Our last day in Italy :o(
Today’s our last day in Italy, or mine at least, as Kim booked her flight a day after mine accidentally! What a pair we are—me with no sense of direction, and her with no sense of calendar! We slept in and it felt wonderful, then ate some breakfast in the hotel, packed and checked out. We headed to the train station to buy our train tickets back to Venice. Goodbye Firenze!!
The train was a few minutes late, but we hopped on it at a little after 10:30. It was packed but we did have assigned seats. The woman sitting next to me had an amazingly well behaved dog in a bag, and she licked me and let me scratch her head (the dog, that is!) The ride felt long but was a little over two hours. We feel surprisingly good for the amount of wine we consumed yesterday! The woman at the biodynamic vineyard did say that without the chemicals and additives you don’t get that dopey drunk feeling, so maybe she was right!!
We got off the train and headed to our hotel, which is on Lista de Spagna, a very busy street five minutes walk from the train in the cannaregio district of Venice. It’s very cute! Very small botique hotel that was recently renovated. The room was very nice though quite tiny and right near reception. The people working there are very nice! We left to walk around a find a place for lunch. We were looking off of the main road, but everytime we went off it we found very residential areas. We finally gave up and found a trattoria on the road. We enjoyed a pretty good lunch of roasted eggplant with tomatoes, polenta, pizza diavolo and caprese salad. We then walked around through the neighborhood which was really charming. We then hit the Jewish nuovo geto and geto which was really beautiful. The buildings were high and it was largely unmarked. I only knew what it was mostly from the map and the slight amount of hebrew I saw! There were two synagogues, one we never did see and the other was barely identifiable as one! Again, I just knew from the map. The entrance to the ghetto we went through on the way out of the neighborhood, and it was funny as we were told to look for the arch. Well, the arch was basically a wooden beam that ran horizontally above our heads! It wasn’t marked or identifiable in the least!
We then scoped out the way to the airport, and it looks like the vaporetti/alilaguna water boat will be quicker and a shorter walk in the morning than the bus. I think it’s very appropriate to arrive and leave by water! We then went to the Santa Croce neighborhood where we ordered spritz’s, a local drink of dry white wine, seltzer, and either campari or a sweet liquor which I cannot remember the name of! HE suggested we get a mix of the two, so it wouldn’t be too sweet or sour and we agreed. It was red, and came in a glass with an orange slide and an olive on a stick. It was pretty good, and we sat in this very narrow courtyard drinking and people-watching for a while.
We went back to the hotel to wash up for dinner, and to get a recommendation. He told us about Trattoria da Gigio only a 5 minute walk from the hotel where the locals go, and we were so thrilled for the recommendation!
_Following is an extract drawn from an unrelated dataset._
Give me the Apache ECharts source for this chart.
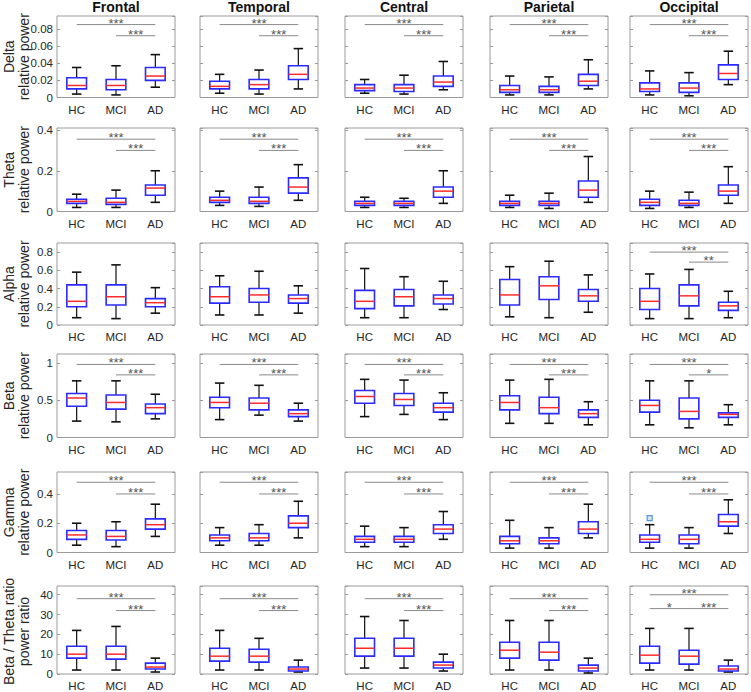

It was excellent and probably the best we’ve had. We got marinated mussels which were amazing, and I got a pasta dish with local clams, and Kim got a pasta dish with lobster and a really light cream sauce. Both were good but kim’s had fresh pasta and was a little better. Neither of us were disappointed. I got some red wine, Kim got beer, and of course we had to finish with a tiramisu, which we hadn’t had since coming here and was excellent. It was quite cool today, which was surprising given how very hot it was in Florence this morning (it’s a few degrees cooler in Venice being on the water, but was very similar). It was cool and breezy and perfect walking weather in Venice! When we got out of dinner it was quite cool so we went back.
The vaporetti is at 8:16, but the man at our hotel said I do have to be there by 9 or 9:30 for my 11:30 flight, and not to be late as you must check in 2 hours before. Unfortunately the vaporetti run every hour at 15 past, so I guess I need to take the 8:15. I really enjoyed this neighborhood and while the main road is quite crowded, the areas off of it were really gorgeous and interesting to walk around in. It’s like walking through time with the chipping plastered walls showing exposed brick, laundry hanging and the sounds of restaurants and the water in canals everywhere. I’ve really enjoyed this trip and I’d be hard-pressed to say which I liked more, Florence or Venice. Both are just stunning in their way!
I’m sad to leave tomorrow but ready to go home to see the critters. We’re planning our next adventures, and who knows? Next year could have me traveling to Lebanon and Israel with Nada, or back to the Amalfi Coast and Capri.. or??? Yes, I’m addicted by the lure of seeing new places, but wouldn’t have it any other way! Thanks for sharing with my wonderful adventure! I’ll post pictures in a few days once I’m home and settled. Arrevederci!